*Required task*
The lines from the top of the material through the line with "west)+(#2,#4)$) -- ($(#1.base" are to be set down exactly. Leave the pictures out.

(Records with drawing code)
◆ ◆ ◆ ◆

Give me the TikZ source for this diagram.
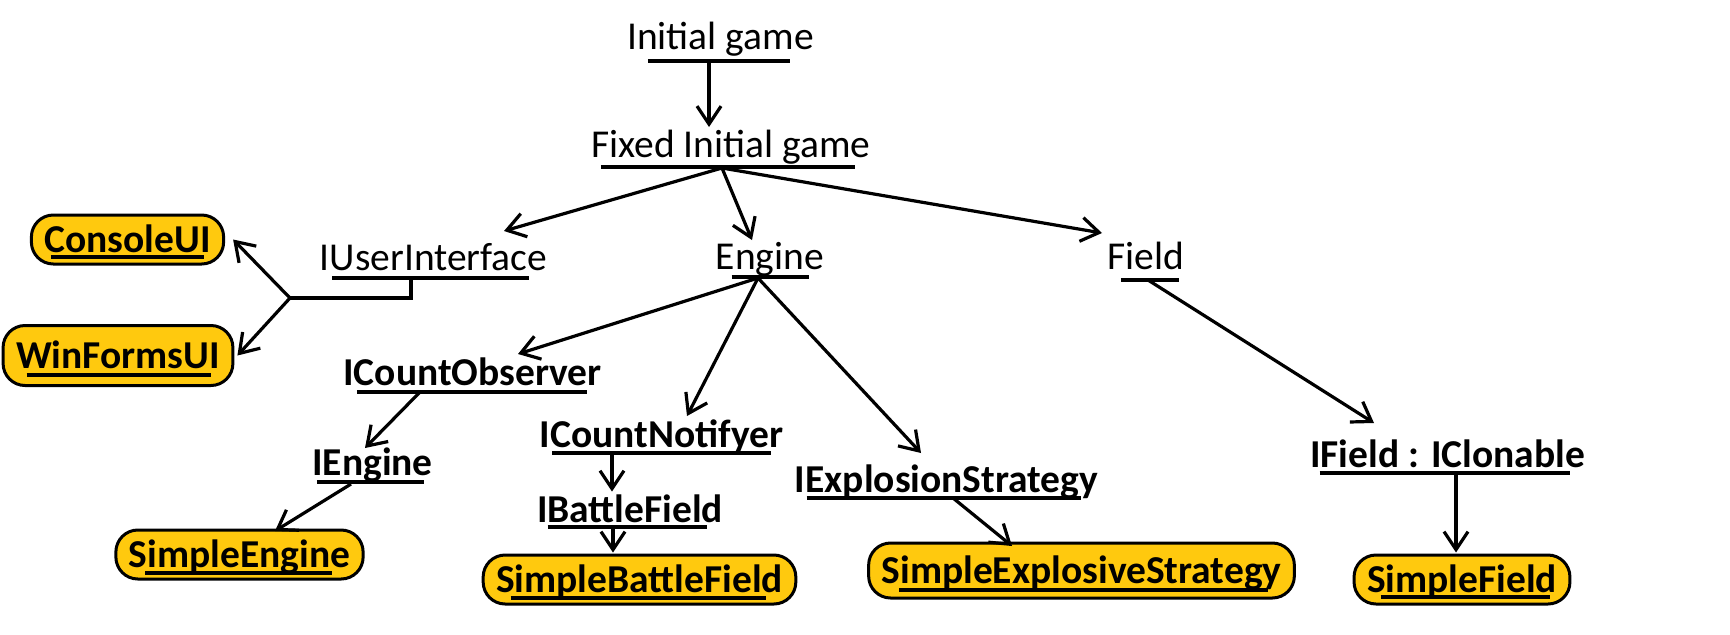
\documentclass[tikz,border=0pt]{standalone}
\usepackage{fontspec}
\setmainfont{Carlito}
\usetikzlibrary{arrows.meta,calc}

\definecolor{boxgold}{RGB}{255,201,14}

% underline under a label: node, cut left, cut right, drop below base
\newcommand{\ulin}[4]{\draw[uline] ($(#1.base west)+(#2,#4)$) -- ($(#1.base east)+(-#3,#4)$);}

\tikzset{
  txt/.style={inner sep=0pt, anchor=base, text height=12.5pt, text depth=0pt,
    font=\fontsize{19.75}{24}\selectfont},
  iface/.style={txt, font=\fontsize{19.75}{24}\selectfont\bfseries},
  impl/.style={iface, draw, line width=1.5pt, fill=boxgold, rounded corners=11pt,
    inner xsep=6.5pt, inner ysep=6pt},
  uline/.style={line width=1.8pt},
  link/.style={line width=1.6pt},
  arr/.style={link, -{Straight Barb[length=9pt,width=12pt,line width=1.6pt]}},
}

\begin{document}
\begin{tikzpicture}[x=0.5pt, y=-0.5pt]

    % ==========================================
    % 1. FRAME (pixel grid of the sketch)
    % ==========================================
    \useasboundingbox (0,0) rectangle (1730,634);

    % ==========================================
    % 2. LABELS
    % ==========================================
    % Top chain
    \node[txt] (init)   at (720.5,49)  {Initial game};
    \node[txt] (fixed)  at (731,157)   {Fixed Initial game};

    % Second row
    \node[txt] (ui)     at (433.5,270) {IUserInterface};
    \node[txt] (engine) at (770,269)   {Engine};
    \node[txt] (field)  at (1145.5,269) {Field};

    % UI implementations
    \node[impl] (console)  at (127.5,252) {ConsoleUI};
    \node[impl, minimum height=30pt] (winforms) at (118,368) {WinFormsUI};

    % Engine branch
    \node[iface] (cobs)    at (472.5,385) {ICountObserver};
    \node[iface] (iengine) at (372.5,475) {IEngine};
    \node[impl]  (sengine) at (239.5,567) {SimpleEngine};

    \node[iface] (cnot)    at (661.5,447) {ICountNotifyer};
    \node[iface] (battle)  at (630,522)   {IBattleField};
    \node[impl]  (sbattle) at (639.5,592) {SimpleBattleField};

    \node[iface] (expl)    at (946.5,492) {IExplosionStrategy};
    \node[impl, minimum height=27.5pt] (sexpl) at (1081.5,583) {SimpleExplosiveStrategy};

    % Field branch
    \node[iface] (ifield)  at (1447.5,467) {IField : IClonable};
    \node[impl]  (sfield)  at (1462,592)  {SimpleField};

    % ==========================================
    % 3. UNDERLINES
    % ==========================================
    \ulin{init}{21}{24}{12}
    \ulin{fixed}{10}{16}{10}
    \ulin{ui}{13}{19}{8}
    \ulin{engine}{16}{15}{8}
    \ulin{field}{14}{5}{11}
    \ulin{console}{21}{21}{5}
    \ulin{winforms}{25}{23}{7}
    \ulin{cobs}{14}{15}{7}
    \ulin{iengine}{5}{9}{7}
    \ulin{sengine}{31}{33}{6}
    \ulin{cnot}{13}{13}{6}
    \ulin{battle}{11}{16}{5}
    \ulin{sbattle}{29}{31}{6}
    \ulin{expl}{12}{17}{6}
    \ulin{sexpl}{32}{28}{7}
    \ulin{ifield}{10}{15}{6}
    \ulin{sfield}{28}{21}{5}

    % ==========================================
    % 4. CONNECTORS
    % ==========================================
    % Start points on the underlines
    \coordinate (init-u)    at ($(init.base)+(-11.5,12)$);
    \coordinate (fixed-u)   at ($(fixed.base)+(-9,11)$);
    \coordinate (ui-u)      at ($(ui.base)+(-22.5,9)$);
    \coordinate (fork)      at ($(ui-u)+(-121,19)$);
    \coordinate (engine-u)  at ($(engine.base)+(-12,9)$);
    \coordinate (field-u)   at ($(field.base)+(2.5,11)$);
    \coordinate (cobs-u)    at ($(cobs.base)+(-52.5,7)$);
    \coordinate (iengine-u) at ($(iengine.base)+(-21.5,9)$);
    \coordinate (cnot-u)    at ($(cnot.base)+(-49.5,6)$);
    \coordinate (battle-u)  at ($(battle.base)+(-17,5)$);
    \coordinate (expl-u)    at ($(expl.base)+(6.5,6)$);
    \coordinate (ifield-u)  at ($(ifield.base)+(8.5,6)$);

    \draw[arr] (init-u) -- ($(fixed.base)+(-22,-30)$);

    \draw[arr] (fixed-u) -- ($(ui.base)+(70.5,-39)$);
    \draw[arr] (fixed-u) -- ($(engine.base)+(-18,-29)$);
    \draw[arr] (fixed-u) -- ($(field.base)+(-43.5,-36)$);

    \draw[link] (ui-u) |- (fork);
    \draw[arr] (fork) -- ($(console.east)+(8,0)$);
    \draw[arr] (fork) -- ($(winforms.east)+(3,0)$);

    \draw[arr] (engine-u) -- ($(cobs.base)+(45.5,-31)$);
    \draw[arr] (engine-u) -- ($(cnot.base)+(25.5,-31)$);
    \draw[arr] (engine-u) -- ($(expl.base)+(-25.5,-39)$);

    \draw[arr] (cobs-u) -- ($(iengine.base)+(-7.5,-27)$);
    \draw[arr] (iengine-u) -- ($(sengine.base)+(35.5,-36)$);

    \draw[arr] (cnot-u) -- ($(cnot-u |- battle.north)+(0,-5)$);
    \draw[arr] (battle-u) -- ($(battle-u |- sbattle.north)+(0,-1)$);

    \draw[arr] (expl-u) -- ($(sexpl.base)+(-69.5,-37)$);

    \draw[arr] (field-u) -- ($(ifield.base)+(-73.5,-44)$);
    \draw[arr] (ifield-u) -- ($(ifield-u |- sfield.north)+(0,-1)$);

\end{tikzpicture}
\end{document}
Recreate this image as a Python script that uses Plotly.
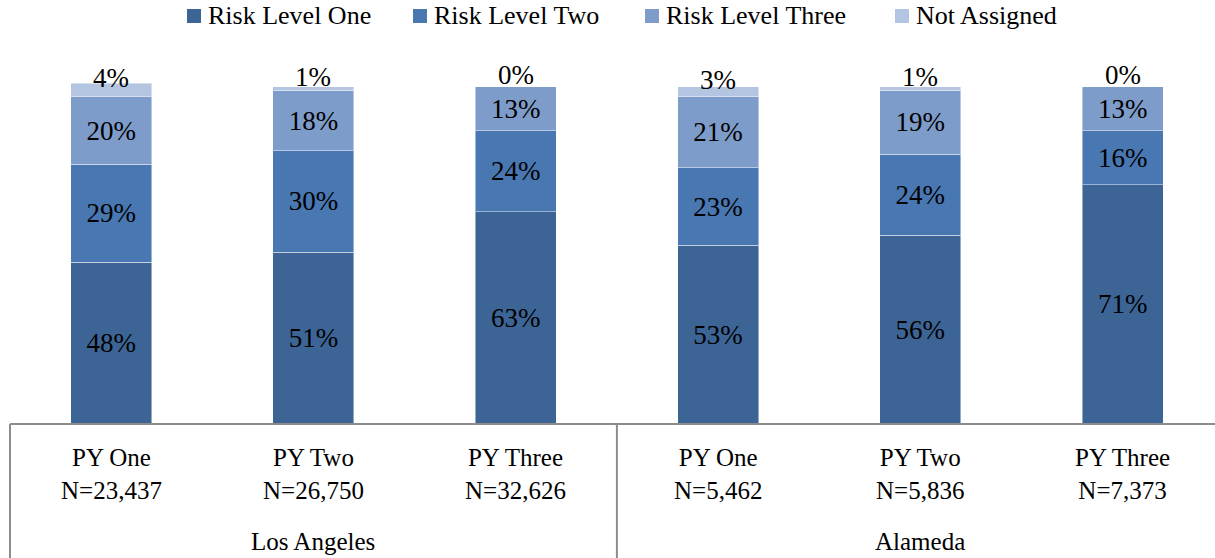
import plotly.graph_objects as go

# Data
periods = ["PY One", "PY Two", "PY Three", "PY One", "PY Two", "PY Three"]
counts = ["N=23,437", "N=26,750", "N=32,626", "N=5,462", "N=5,836", "N=7,373"]
counties = ["Los Angeles", "Alameda"]
series_names = ["Risk Level One", "Risk Level Two", "Risk Level Three", "Not Assigned"]
risk_one = [48, 51, 63, 53, 56, 71]
risk_two = [29, 30, 24, 23, 24, 16]
risk_three = [20, 18, 13, 21, 19, 13]
not_assigned = [4, 1, 0, 3, 1, 0]

colors = ["#3C6596", "#4877B2", "#7E9CCA", "#B4C5E1"]
series_values = [risk_one, risk_two, risk_three, not_assigned]

FONT = "Liberation Serif"
W, H = 1215, 558
M_L, M_R, M_T, M_B = 10, 0, 70, 134
PW, PH = W - M_L - M_R, H - M_T - M_B
CAT_PX = 202.3
X_MIN = -0.5
X_MAX = X_MIN + PW / CAT_PX
Y_MAX = 105


def px_x(px):
    return (px - M_L) / PW


def px_y(py):
    return (H - M_B - py) / PH


x = list(range(len(periods)))
fig = go.Figure()

for idx, (name, vals, col) in enumerate(zip(series_names, series_values, colors)):
    inside = idx < 3
    fig.add_trace(go.Bar(
        x=x, y=vals, name=name,
        marker=dict(color=col, line=dict(color="rgba(255,255,255,0.45)", width=1)),
        width=0.4,
        text=[f"{v}%" for v in vals] if inside else None,
        textposition="inside" if inside else "none",
        insidetextanchor="middle",
        constraintext="none",
        textfont=dict(family=FONT, size=27, color="#000000"),
        showlegend=False,
        hoverinfo="skip",
    ))

annotations = []

# Labels for the thin top segment, set just above it
base = [a + b + c for a, b, c in zip(risk_one, risk_two, risk_three)]
for i, (b, v) in enumerate(zip(base, not_assigned)):
    annotations.append(dict(
        x=i, y=b + v / 2, xref="x", yref="y", text=f"{v}%",
        showarrow=False, yshift=12, yanchor="middle",
        font=dict(family=FONT, size=27, color="#000000"),
    ))

# Category labels (period + sample size)
for i, (p, n) in enumerate(zip(periods, counts)):
    annotations.append(dict(
        x=i, y=0, xref="x", yref="paper", text=f"{p}<br>{n}",
        showarrow=False, yanchor="middle", yshift=-50,
        font=dict(family=FONT, size=25, color="#000000"),
    ))

# County group labels
for g, county in enumerate(counties):
    annotations.append(dict(
        x=g * 3 + 1, y=0, xref="x", yref="paper", text=county,
        showarrow=False, yanchor="middle", yshift=-117,
        font=dict(family=FONT, size=25, color="#000000"),
    ))

# Legend drawn as swatches with text
legend_marker_px = [187, 413, 645, 895]
shapes = []
for name, col, mx in zip(series_names, colors, legend_marker_px):
    shapes.append(dict(
        type="rect", xref="paper", yref="paper",
        x0=px_x(mx), x1=px_x(mx + 14), y0=px_y(23), y1=px_y(9),
        fillcolor=col, line=dict(width=0),
    ))
    annotations.append(dict(
        x=px_x(mx + 19), y=px_y(16), xref="paper", yref="paper",
        text=name, showarrow=False, xanchor="left", yanchor="middle",
        font=dict(family=FONT, size=26, color="#000000"),
    ))

# Axis frame: baseline and group dividers
axis_col = "#8C8C8C"
shapes.append(dict(type="line", xref="paper", yref="paper", x0=0, x1=1, y0=0, y1=0,
                   line=dict(color=axis_col, width=2)))
for xb in [X_MIN, X_MIN + 3]:
    xp = (xb - X_MIN) / (X_MAX - X_MIN)
    shapes.append(dict(type="line", xref="paper", yref="paper", x0=xp, x1=xp,
                       y0=0, y1=px_y(H + 5), line=dict(color=axis_col, width=2)))

fig.update_layout(
    barmode="stack",
    width=W, height=H,
    margin=dict(l=M_L, r=M_R, t=M_T, b=M_B),
    paper_bgcolor="white", plot_bgcolor="white",
    xaxis=dict(range=[X_MIN, X_MAX], showticklabels=False, showgrid=False,
               zeroline=False, showline=False, fixedrange=True),
    yaxis=dict(range=[0, Y_MAX], visible=False, showgrid=False, fixedrange=True),
    shapes=shapes,
    annotations=annotations,
    showlegend=False,
)

fig.write_html("out.html")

◆ ◆ ◆ ◆

*The completed task*
Give me the TikZ source for this diagram.
\documentclass[tikz,border=0pt]{standalone}
\usepackage{fontspec}
\setmainfont{Carlito}
\usetikzlibrary{arrows.meta,calc}

\definecolor{boxgold}{RGB}{255,201,14}

% underline under a label: node, cut left, cut right, drop below base
\newcommand{\ulin}[4]{\draw[uline] ($(#1.base west)+(#2,#4)$) -- ($(#1.base east)+(-#3,#4)$);}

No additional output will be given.